“Patterns” Featured Artist Tammy Smith

Synkroniciti is glad to welcome back poet and writer Tammy Smith of New Jersey with two lovely, thoughtful poems. “A Cross-Stitch of Light” invites us to slow down and recognize our internal tendency to mirror and amplify voices that diminish our confidence and self-love. It takes courage to resist, and even the strongest of us can’t always manage it. Tammy reminds us that it’s an art and requires practice.

“Watch an open mind interpret herself—/ a gallery of images, an invitation/ to reflect inward, to release/ inhibitions, to deconstruct/ the shape shame takes/ when it lodges itself/ between memory and movement—”

“The Shape Grieving Takes” is one of our “Patterns” poetry finalists. Tammy uses rich and relatable imagery to paint a portrait of the unpredictable forms that grief takes.
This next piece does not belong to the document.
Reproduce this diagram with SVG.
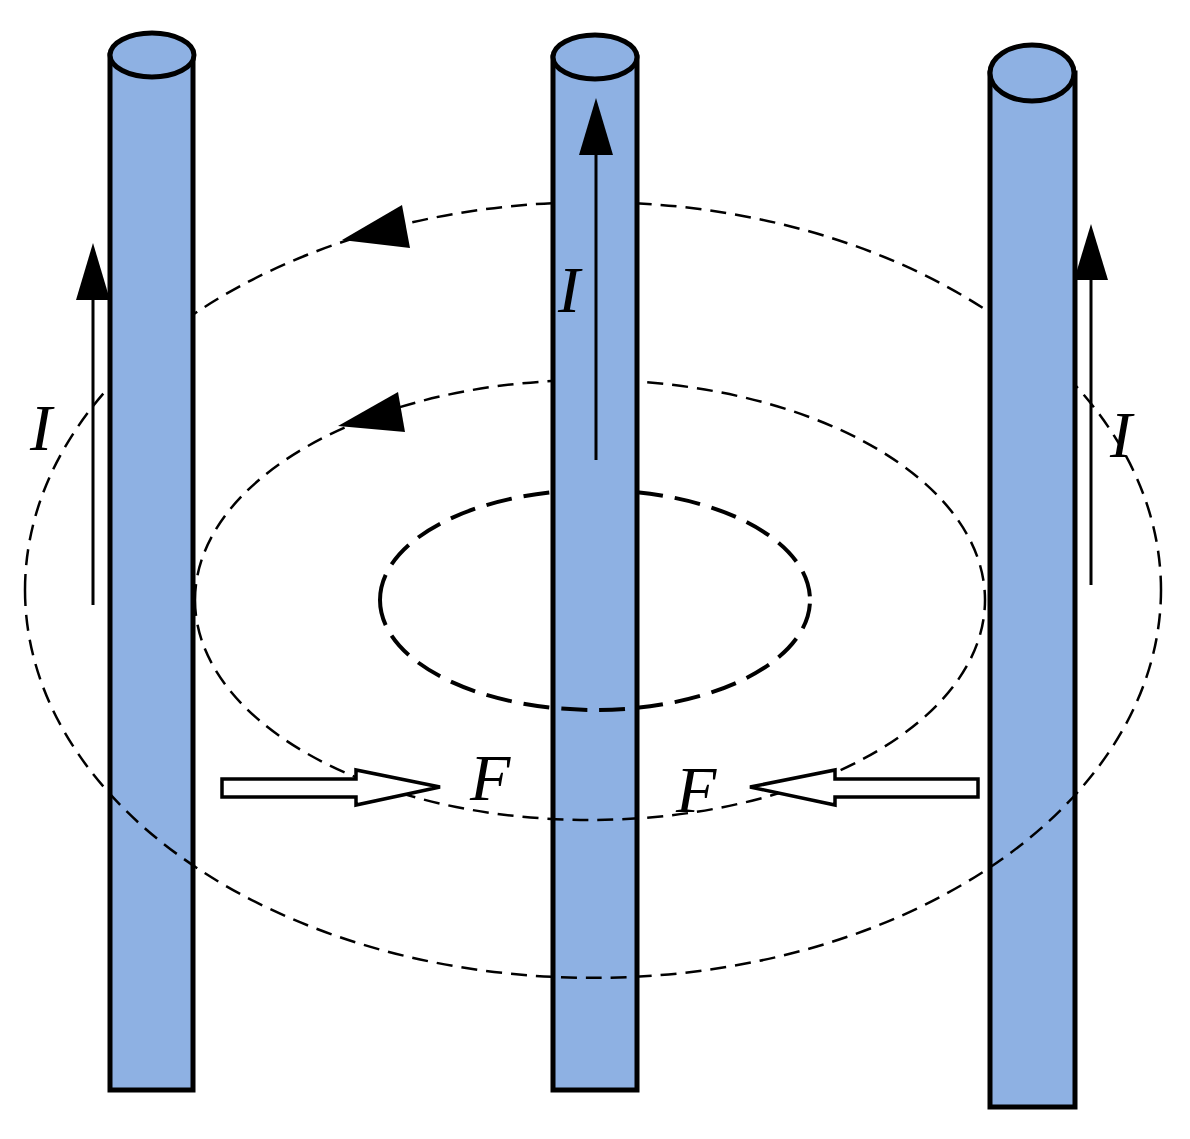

We know it’s coming after loss and yet we are never prepared for how it will manifest.

“You anticipate its arrival./ Worse than jet lag,/ grief doesn’t land or settle,/ but hovers, thick and dense,/ below the throat, over the heart—”

“Grief is a platitude, a repetition, a compulsion— the hiss of a serpent lurking in tall grass.”

Tammy’s  metaphors don’t just describe grief—they enact and embody it. The language keeps shifting, accumulating, refusing to settle. Grief isn’t an abstract state here but a series of physiological sensations with metaphysical implications.

Read Tammy’s illuminating poetry in Synkroniciti’s “Patterns” issue, available here: https://synkroniciti.com/the-magazine/purchase-individual-issues/.

Tammy Smith is a psychiatric social worker from New Jersey who studies patterns for a living—some to survive, some to advocate, and some simply to understand her own story (preferably without repeating the same mistakes). Her poetry has appeared in ONE ART, Grand Little Things, New Verse News, and elsewhere.